Forum launches debate on school choice vouchers
BELOIT Every child deserves a chance to learn—that's a given.
It gets more complicated when people start to talk about where and how children should be educated—and who should pay for it.
On Tuesday, Americans for Prosperity sponsored a forum about school choice at the Rotary River Center in Beloit.
The event included speakers from All Patriots Media, School Choice Wisconsin, Americans for Prosperity Foundation and Kristi LaCroix, a public school teacher from Kenosha.
The event was part of a tour that will take speakers to Green Bay and Kenosha.
In an interview before the event, David Fladeboe, communications and policy director for Americans for Prosperity, said the event's goal was to "show what opportunities school choice would give a community like Beloit."
"We want to see a good discussion about the issue in the community," Fladeboe said. "We want to start the dialogue."
Americans for Prosperity has been open about its support for school choice and the voucher system. The organization, which is funded, in part, by the Koch brothers, has also been open about its support for conservative causes and politicians—including Gov. Scott Walker.
In Wisconsin, school choice allows low-income students in Milwaukee and Racine to attend private schools if the public school they attend is failing state standards.
Opponents of school choice think that the system takes money away from struggling public schools, making a bad situation worse. Funding for public schools is determined, in part, by enrollment numbers.
Supporters say that competition is good for education. In addition, supporters think that the parents of low-income students should be able to send their children to the best school possible and take their tax dollars with them. Choice would level the playing field, giving low-income students the same chances as students from middle- and upper- class families.
The positives were on parade at Tuesday's meeting.
Casey Given, Americans for Prosperity Foundation policy analyst, outlined what he called the "myths about school choice." They included ideas such that school choice steals money from public schools, that it excludes poor students and that charter schools perform worse than public schools.
Milwaukee's choice program is open only to students whose families fall below a certain income level.
In addition, Given said that nationally, charter schools perform just as well—or even better than public schools.
Another speaker pointed out that 82 percent of students at Roy Chapman Andrews Charter School in Beloit were proficient in English, significantly better than other public schools.
As for taking money from public schools, Given pointed out that all tax money is our money. Wouldn't it make sense, wouldn't it be fair, if all families could take their money and choose where their child should go to school? Given asked.
About 24 people attended the meeting, and some audience members expressed their support about choice.
However, Beloit School Superintendent Steve McNeal took exception to some of the ideas that were presented.
Luke Hilgeman, Wisconsin director of the Americans for Prosperity Foundation, told the crowd that 51 percent of schools in Beloit were failing.
McNeal said that information was incorrect.
The Wisconsin Department of Public Instruction rates schools in four categories: "fails to meet expectations," "meets few expectations," "meets expectations" and "exceeds expectations." The DPI website shows that six of Beloit's 13 public schools "meet expectations", one "exceeds expectations" and the remaining "meet few expectations."

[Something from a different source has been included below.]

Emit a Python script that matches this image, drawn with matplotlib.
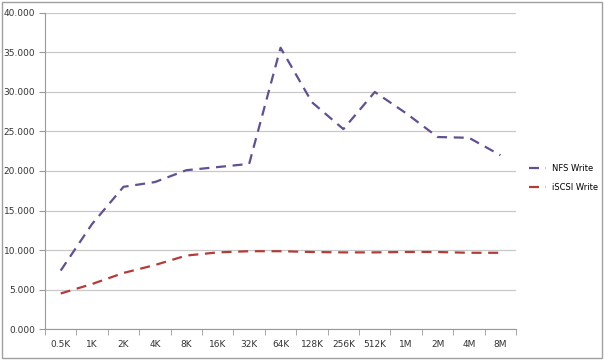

Roy Chapman Andrews Academy, a public charter school that was cited as having the high number of students proficient in English, also "meets few expectations," according to the DPI website.
McNeal asked how many members of the panel attended public school. When all of the panel members raised their hands, McNeal said "God Bless America."
Expanded school choice is expected to be part of Walker's next budget.
On Tuesday, Walker was in Whitewater for an entrepreneurship event. When asked for his perspective on expanding school choice, he said that his budget would include more money for public schools.
"Part of what we're looking at is whether to expand the parental choice program between Milwaukee and Racine to other communities across the state," Walker said.
Walker said his "number one priority is to support public schools, but in the rare instances where there's not a viable alternative, where families would otherwise be forced to go to a failing school, those are the limited number of cases where we're considering choice."
Ted Lewis, director of the Rock Valley Education Professionals, said expanding school choice was a bad idea, "especially on the heels of historic cuts for education."
"Diverting resources to private schools makes no sense," Lewis said.
School choice could make things worse for struggling schools, Lewis said. Private schools have no obligations to take students with emotional, behavioral or other special needs.
In the end, public schools would end up with larger class sizes—and the most challenging students, Lewis said.